Global Policy Forum

AIDS Being Spread by its Peacekeepers


By Betsy Pisik

Washington Times
July 7, 2000

The U.N. Security Council, under pressure from the United States, said Thursday that U.N. peacekeepers are spreading the AIDS virus. "Six months ago, countries didn't want to have a discussion on AIDS," said U.S. Ambassador Richard C. Holbrooke. "Today, we have been told by every member of the Security Council that they are ready to go with this." Mr. Holbrooke cited cases in which Finnish soldiers had brought the virus home after peacekeeping tours.

The United Nations currently has some 38,000 peacekeepers engaged in 14 missions around the world, not including locally hired staff. They are often sent to places where prostitution is openly practiced. The United Nations currently issues one condom per day to peacekeepers and urges them not to patronize brothels or engage in sexual activity that is not locally permitted.

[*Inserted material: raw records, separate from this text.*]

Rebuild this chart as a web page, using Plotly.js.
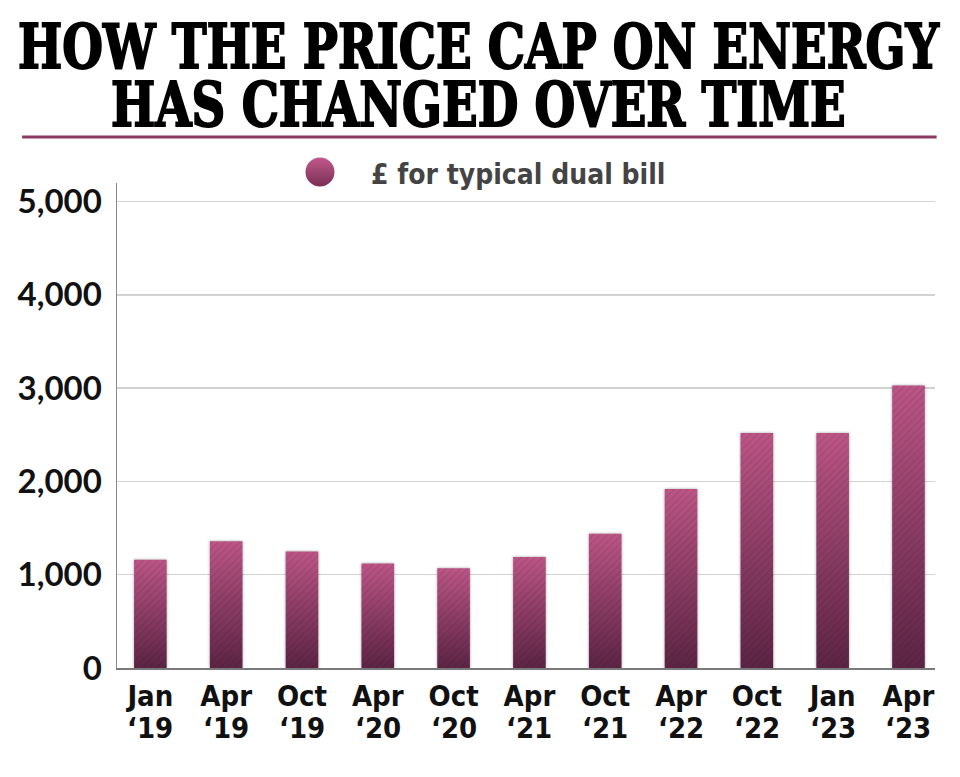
<!DOCTYPE html>
<html>
<head>
<meta charset="utf-8">
<script src="https://cdn.plot.ly/plotly-3.0.1.min.js"></script>
<style>
  html, body { margin: 0; padding: 0; background: #fff; }
  #chart { width: 960px; height: 777px; }
</style>
</head>
<body>
<div id="chart"></div>
<script>
// ---- Data ----
const periods = ['Jan ‘19', 'Apr ‘19', 'Oct ‘19', 'Apr ‘20', 'Oct ‘20', 'Apr ‘21', 'Oct ‘21', 'Apr ‘22', 'Oct ‘22', 'Jan ‘23', 'Apr ‘23'];
const monthLabels = ['Jan', 'Apr', 'Oct', 'Apr', 'Oct', 'Apr', 'Oct', 'Apr', 'Oct', 'Jan', 'Apr'];
const yearLabels = ['‘19', '‘19', '‘19', '‘20', '‘20', '‘21', '‘21', '‘22', '‘22', '‘23', '‘23'];
const capValues = [1160, 1360, 1250, 1120, 1070, 1190, 1440, 1920, 2520, 2520, 3030];
const seriesName = '£ for typical dual bill';
const titleLines = ['HOW THE PRICE CAP ON ENERGY', 'HAS CHANGED OVER TIME'];
const yTicks = [0, 1000, 2000, 3000, 4000, 5000];

const condFamily = 'DejaVu Sans Condensed, Liberation Sans Narrow, sans-serif';
const tickFontX = { family: condFamily, size: 29, weight: 700, color: '#111' };
const titleFont = { family: 'DejaVu Serif Condensed, DejaVu Serif, serif', size: 52, weight: 700, color: '#000' };

const data = [{
  type: 'bar',
  x: periods,
  y: capValues,
  name: seriesName,
  width: 0.43,
  marker: { color: '#8c3a63', line: { width: 0 } },
  hoverinfo: 'skip',
  showlegend: false
}];

const annotations = [
  { text: titleLines[0], xref: 'paper', yref: 'paper', x: 0.4423, y: 1.2845, xanchor: 'center', yanchor: 'middle', showarrow: false, font: titleFont },
  { text: titleLines[1], xref: 'paper', yref: 'paper', x: 0.4423, y: 1.164, xanchor: 'center', yanchor: 'middle', showarrow: false, font: titleFont },
  { text: seriesName, xref: 'paper', yref: 'paper', x: 0.308, y: 1.0165, xanchor: 'left', yanchor: 'middle', showarrow: false,
    font: { family: condFamily, size: 28, weight: 700, color: '#444' } }
];
yearLabels.forEach((yl, i) => {
  annotations.push({ text: yl, x: periods[i], xref: 'x', yref: 'paper', y: -0.1235, xanchor: 'center', yanchor: 'middle',
    showarrow: false, font: tickFontX });
});

const layout = {
  width: 960, height: 777,
  margin: { l: 117, r: 25, t: 183, b: 109 },
  paper_bgcolor: '#fff', plot_bgcolor: '#fff',
  showlegend: false,
  xaxis: {
    type: 'category', range: [-0.44, 10.35],
    tickvals: periods, ticktext: monthLabels,
    showline: true, linecolor: '#7a7a7a', linewidth: 2,
    showgrid: false, zeroline: false, ticks: '',
    ticklabelstandoff: 1,
    tickfont: tickFontX
  },
  yaxis: {
    range: [0, 5200], tickvals: yTicks, tickformat: ',d',
    showgrid: true, gridcolor: '#d2d2d2', gridwidth: 1.5,
    showline: true, linecolor: '#8a8a8a', linewidth: 1.5,
    zeroline: false, ticks: '',
    ticklabelstandoff: 7,
    tickfont: { family: 'Lato, sans-serif', size: 33, weight: 700, color: '#111' }
  },
  shapes: [
    { type: 'line', xref: 'paper', yref: 'paper', x0: -0.116, x1: 1.002, y0: 1.095, y1: 1.095,
      line: { color: '#8b3a62', width: 3 } },
    { type: 'circle', xref: 'paper', yref: 'paper', x0: 0.2304, x1: 0.2659, y0: 0.9928, y1: 1.0526,
      fillcolor: '#9c4470', line: { width: 0 } }
  ],
  annotations: annotations
};

Plotly.newPlot('chart', data, layout, { staticPlot: true, displayModeBar: false }).then(gd => {
  const NS = 'http://www.w3.org/2000/svg';
  const svg = gd.querySelector('svg.main-svg');
  const defs = svg.querySelector('defs');
  defs.insertAdjacentHTML('beforeend',
    '<linearGradient id="barGrad" x1="0" y1="0" x2="0" y2="1">' +
      '<stop offset="0" stop-color="#bb5585"/><stop offset="1" stop-color="#5c2444"/></linearGradient>' +
    '<linearGradient id="dotGrad" x1="0" y1="0" x2="0" y2="1">' +
      '<stop offset="0" stop-color="#c2588b"/><stop offset="1" stop-color="#7a2f55"/></linearGradient>' +
    '<pattern id="hatch" patternUnits="userSpaceOnUse" width="5" height="5" patternTransform="rotate(45)">' +
      '<line x1="0" y1="0" x2="0" y2="5" stroke="#000" stroke-opacity="0.10" stroke-width="2"/></pattern>');
  gd.querySelectorAll('.trace.bars .point path').forEach(p => {
    p.style.fill = 'url(#barGrad)';
    p.style.filter = 'drop-shadow(0 0 1.5px rgba(0,0,0,0.35))';
    const h = p.cloneNode(true);
    h.style.fill = 'url(#hatch)';
    h.style.filter = 'none';
    p.parentNode.insertBefore(h, p.nextSibling);
  });
  gd.querySelectorAll('.shapelayer path').forEach(p => {
    if (p.style.fill && p.style.fill !== 'none' && p.style.fill.indexOf('rgba(0, 0, 0, 0)') < 0) {
      p.style.fill = 'url(#dotGrad)';
    }
  });
  // heavier, taller title lettering (like the reference's slab display face)
  const anns = gd.querySelectorAll('.annotation');
  [0, 1].forEach(k => {
    const node = anns[k];
    if (!node) return;
    const txt = node.querySelector('text');
    if (txt) { txt.style.stroke = '#000'; txt.style.strokeWidth = '1.6px'; }
    const bb = node.getBBox();
    const cy = bb.y + bb.height / 2;
    const s = 1.2;
    const wrap = document.createElementNS(NS, 'g');
    node.parentNode.insertBefore(wrap, node);
    wrap.appendChild(node);
    wrap.setAttribute('transform', 'translate(0,' + (cy * (1 - s)) + ') scale(1,' + s + ')');
  });
});
</script>
</body>
</html>
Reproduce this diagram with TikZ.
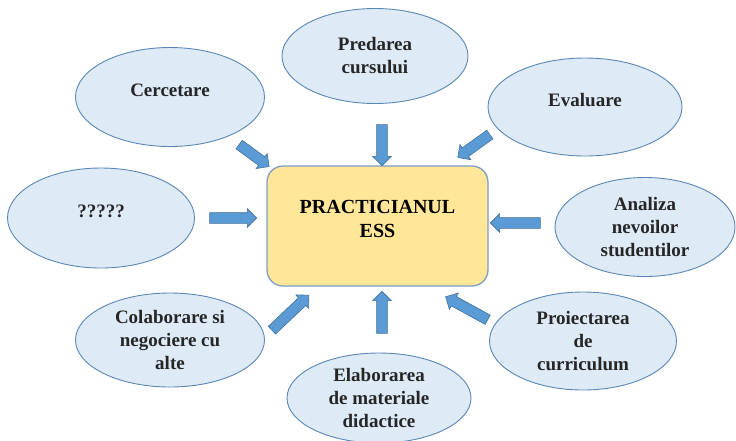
\documentclass[tikz,border=0pt]{standalone}
\usepackage{fontspec}
\setmainfont{Liberation Serif}
\usetikzlibrary{shapes.geometric,shapes.arrows,calc}
\definecolor{ellfill}{HTML}{DEEBF7}
\definecolor{elldraw}{HTML}{5A86B8}
\definecolor{boxfill}{HTML}{FFE699}
\definecolor{boxdraw}{HTML}{7F9CC4}
\definecolor{arrfill}{HTML}{5B9BD5}
\definecolor{arrdraw}{HTML}{41719C}
\tikzset{
  bubble/.style={ellipse, draw=elldraw, line width=0.9pt, fill=ellfill, inner sep=0pt,
    align=center, font=\fontsize{19}{23}\selectfont\bfseries, text=black!85},
  raised/.style={text depth=14pt},
  centerbox/.style={rectangle, rounded corners=16pt, draw=boxdraw, line width=1.3pt, fill=boxfill,
    minimum width=221pt, minimum height=120pt, align=center,
    font=\fontsize{20}{24}\selectfont\bfseries},
  blockarrow/.style={single arrow, draw=arrdraw, line width=0.6pt, fill=arrfill, inner sep=0pt,
    text height=10pt, text depth=0pt, text width=0pt,
    minimum width=18pt, single arrow head extend=4pt, single arrow tip angle=90, outer sep=0pt}
}
\newcommand\blockarr[3]{\path let \p1=(#2), \p2=(#3), \n1={atan2(\y2-\y1,\x2-\x1)}, \n2={veclen(\x2-\x1,\y2-\y1)} in node[blockarrow, minimum height=\n2, rotate=\n1] (#1) at ($(#2)!0.5!(#3)$) {};}
\begin{document}
\begin{tikzpicture}[x=1pt,y=-1pt]
\useasboundingbox (0,0) rectangle (736,440);
\node[centerbox, text depth=14pt] (c) at (377.5,226) {PRACTICIANUL\\ESS};
\node[bubble, raised, minimum width=189pt, minimum height=99pt] (cerc) at (170,97) {Cercetare};
\node[bubble, minimum width=186pt, minimum height=95pt] (pred) at (375,56) {Predarea\\cursului};
\node[bubble, raised, minimum width=194pt, minimum height=98pt] (eval) at (585,107) {Evaluare};
\node[bubble, raised, minimum width=187pt, minimum height=100pt] (unk) at (101,218) {?????};
\node[bubble, minimum width=180pt, minimum height=99pt] (anal) at (645,227) {Analiza\\nevoilor\\studentilor};
\node[bubble, minimum width=189pt, minimum height=94pt] (colab) at (170,340) {Colaborare si\\negociere cu\\alte};
\node[bubble, minimum width=184pt, minimum height=90pt] (elab) at (379,398) {Elaborarea\\de materiale\\didactice};
\node[bubble, minimum width=187pt, minimum height=98pt] (proi) at (583,341) {Proiectarea\\de\\curriculum};
\coordinate (s1) at (237,143); \coordinate (e1) at (267,165);
\coordinate (s2) at (382,122); \coordinate (e2) at (382,163);
\coordinate (s3) at (492,133); \coordinate (e3) at (460,156);
\coordinate (s4) at (207,218); \coordinate (e4) at (254,218);
\coordinate (s5) at (543,223); \coordinate (e5) at (493,223);
\coordinate (s6) at (270,332); \coordinate (e6) at (307,297);
\coordinate (s7) at (382,336); \coordinate (e7) at (382,294);
\coordinate (s8) at (490,321); \coordinate (e8) at (448,298);
\blockarr{a1}{s1}{e1}
\blockarr{a2}{s2}{e2}
\blockarr{a3}{s3}{e3}
\blockarr{a4}{s4}{e4}
\blockarr{a5}{s5}{e5}
\blockarr{a6}{s6}{e6}
\blockarr{a7}{s7}{e7}
\blockarr{a8}{s8}{e8}
\end{tikzpicture}
\end{document}
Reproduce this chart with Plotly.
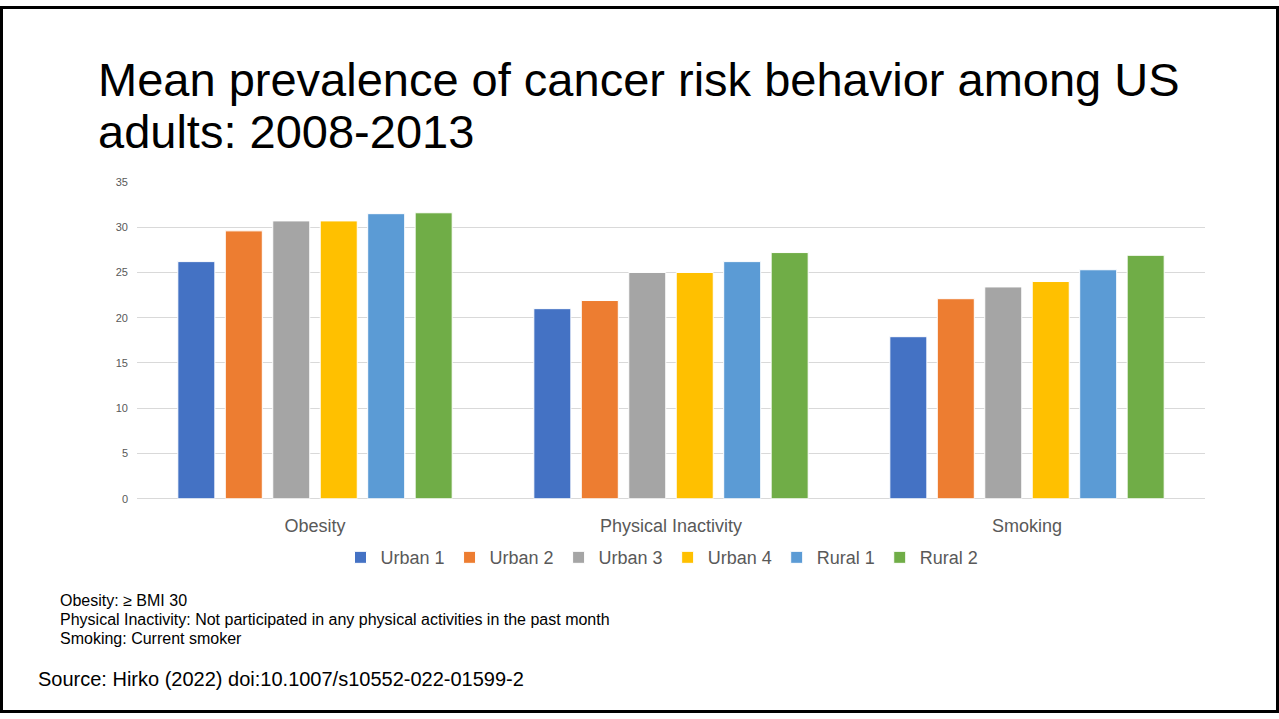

A U.S.-sponsored resolution calls on the U.N. Department of Peacekeeping Operations, or DPKO, to train all peacekeepers on how to block the spread of HIV, the virus that causes AIDS. The resolution also urges troop-contributing nations to offer comprehensive education, counseling and HIV testing for all members of the armed services.

Some were unimpressed by the latest U.N. move. "They're just printing up a bunch of pamphlets," said one Western envoy of the latest attempt to halt the proliferation of AIDS by peacekeepers. There are no hard statistics about the rates of infection or transmission, but many of the U.N. troops come from nations where the disease is already rampant and introduce it in local populations.

Separately, Mr. Holbrooke announced a $10 million item in the this year's Defense Department budget to underwrite AIDS-related programs for foreign soldiers and the United Nations. The money must still be approved by Congress. "This resolution is not solely addressed to Africa and it is not addressed solely to U.N. peacekeepers, but by definition that is where the bulk of the problems we're addressing today lie," Mr. Holbrooke said. "AIDS is spread in so many different ways by so many different people. Sometimes, people bring it to regions; sometimes, they take it with them."

This is not the first time the council has sought to address peacekeepers' role in spreading of the AIDS virus. Beginning in February, the council began adding a boiler-plate paragraph to every peacekeeping resolution "encouraging efforts by the United Nations to sensitize peacekeeping personnel in the prevention and control of HIV/AIDS and other communicable diseases in all its peacekeeping operations."

Mr. Holbrooke was careful to note that the resolution, which could come to a vote early next week, grew out of the council's January session on HIV/AIDS. At the time, the world body for the first time labeled the AIDS epidemic a threat to global peace and security. At the time, Mr. Holbrooke defended the expansion of the council's agenda, convincing reluctant governments that AIDS could be a security threat. "You can't cordon off a continent," he said Thursday.

In the U.S. military, AIDS testing is mandatory upon entering the service and before deployment overseas. Mr. Holbrooke said that those who test positive for HIV are not deployed, but held back for treatment. Not every country is as wealthy as ours, he said, nor can the Security Council order mandatory testing, because it exceeds the authority of the United Nations. "That is not something U.N. can obligate member states to do," he said.